The big difference between Labor and the government was I think shown for me last night; the best event I’ve been to this whole campaign was going to the celebration of victory for the Tristar workers in my electorate. A group of workers who for 18 months were engaged in a dispute where they had to turn up to work every day, clock on with no work to do simply because the employer wanted to get rid of their redundancy entitlements. And because the third umpire has been taken away you had no way of resolving that dispute but the workers stuck together collectively and managed to achieve a good outcome. And I think that’s the big difference on IR will really come home to roost. Labor’s plan for fairness, flexibility and the government’s plan essentially to compete with our neighbours by driving down wages and conditions through WorkChoices.

FRAN KELLY: If you win, if Kevin Rudd is Prime Minister on Sunday, you’re a senior member of Labor’s left sometimes called the conscience of the party, the Labor left faction. Where has Kevin Rudd’s inspiration or vision been in this campaign? We haven’t had a Redfern Park Speech, a Light on the Hill Speech, anything like that, not a lot of passion or even not a lot of visible compassion coming out of the mouth of the Labor leader.

ANTHONY ALBANESE: That’s not right at all. A whole lot of policies in this campaign have not received the publicity they deserve. For example Labor’s put forward a $150 million plan to deal with homelessness, to try and reduce by half the number of people who are turned away from refuges and accommodation provision for the homeless. Now in a place like the inner west of Sydney for services that … I have the highest number of boarding houses in my electorate for example, this is a real difference. And on the big vision, the big issue of our generation is climate change and the water crisis and we’ve put forward a comprehensive plan on that issue …


ANTHONY ALBANESE: … ratifying Kyoto, 20 per cent renewable target by 2020; emissions trading system, a green car plan, dealing with housing, a comprehensive water plan that I released on Tuesday dealing not just with the Murray Darling Basin but with the urban water crisis …

FRAN KELLY: Okay Anthony …

ANTHONY ALBANESE: … the government hasn’t put out a water policy during this campaign.

FRAN KELLY: Anthony Albanese, I’m moving you on because we do need even time this morning, we will run out of time. Kevin Rudd said yesterday, again, if he wins he would be selecting his ministry, not the factions. Now you’re a head of the left faction, will you still be providing him with a list of your recommended ministers from the left? Will you be expecting to dictate that?

ANTHONY ALBANESE: Look, not at all. Kevin Rudd is, when he’s successful, I hope tomorrow, he will be the leader of the party whose delivered this victory.
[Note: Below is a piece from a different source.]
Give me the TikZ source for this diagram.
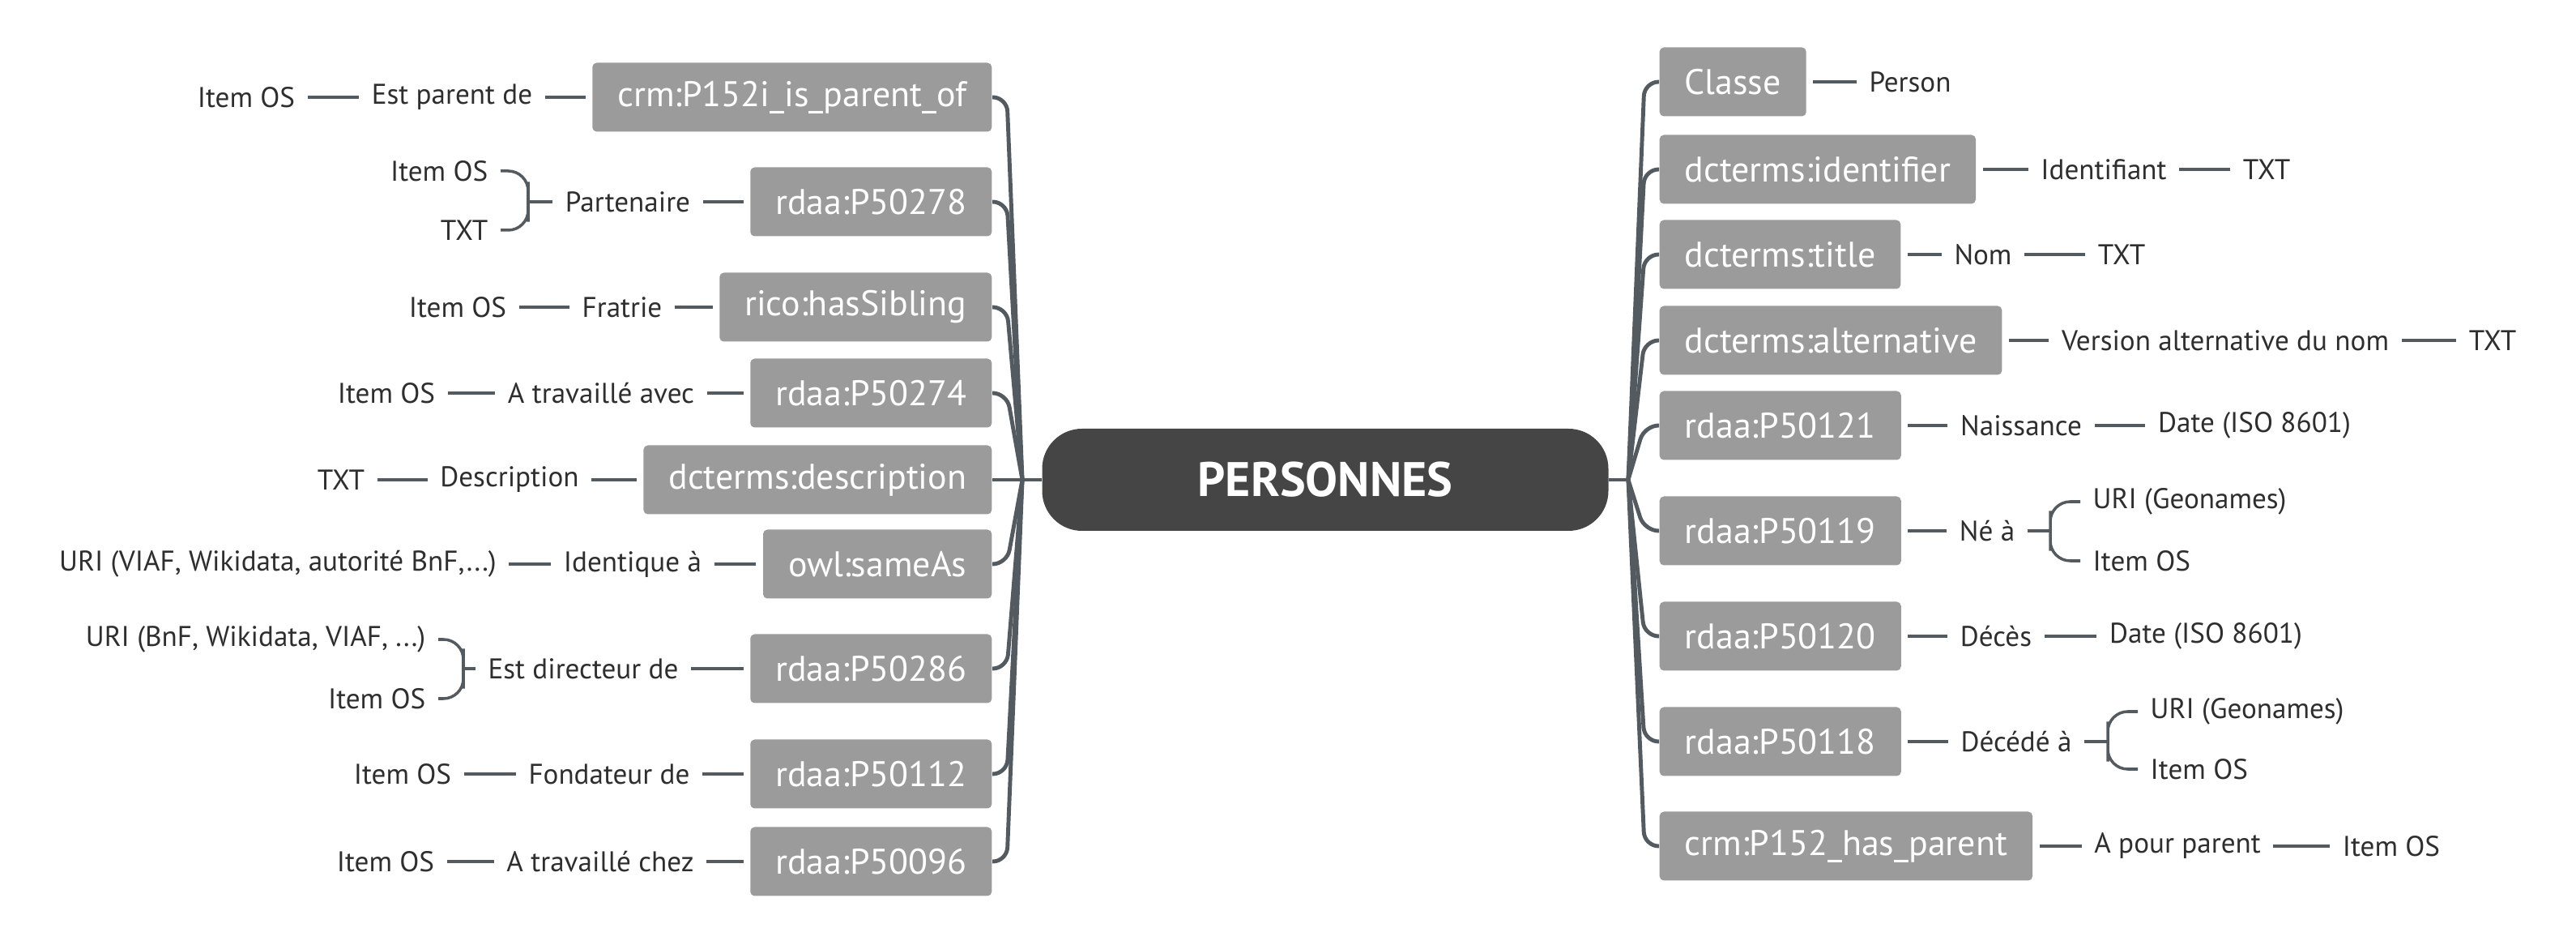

I think largely a lot of the old factional divisions, the world’s moved on and what we need is the best and most talented people on Labor’s front bench, Kevin will be selecting that and that position I believe will be unanimously indorsed by the Caucus.

FRAN KELLY: And in 30 seconds can you tell us what the defining moment of this campaign has been for you?

ANTHONY ALBANESE: I think the defining moment has been the debate where Kevin Rudd put forward new ideas and a vision and the government and John Howard essentially opened the cupboard and found it was bare – no new ideas, no reason to give them yet another term.

And I think the other defining moment is that John Howard’s only plan is a plan to retire. Why would you vote for someone who a majority of the Cabinet suggested should move on just two months ago?

FRAN KELLY: Okay we must leave it there. Anthony Albanese thanks for joining us.

ANTHONY ALBANESE: Good to talk to you Fran.

FRAN KELLY: Anthony Albanese is Labor’s Manager of Opposition Business in the House.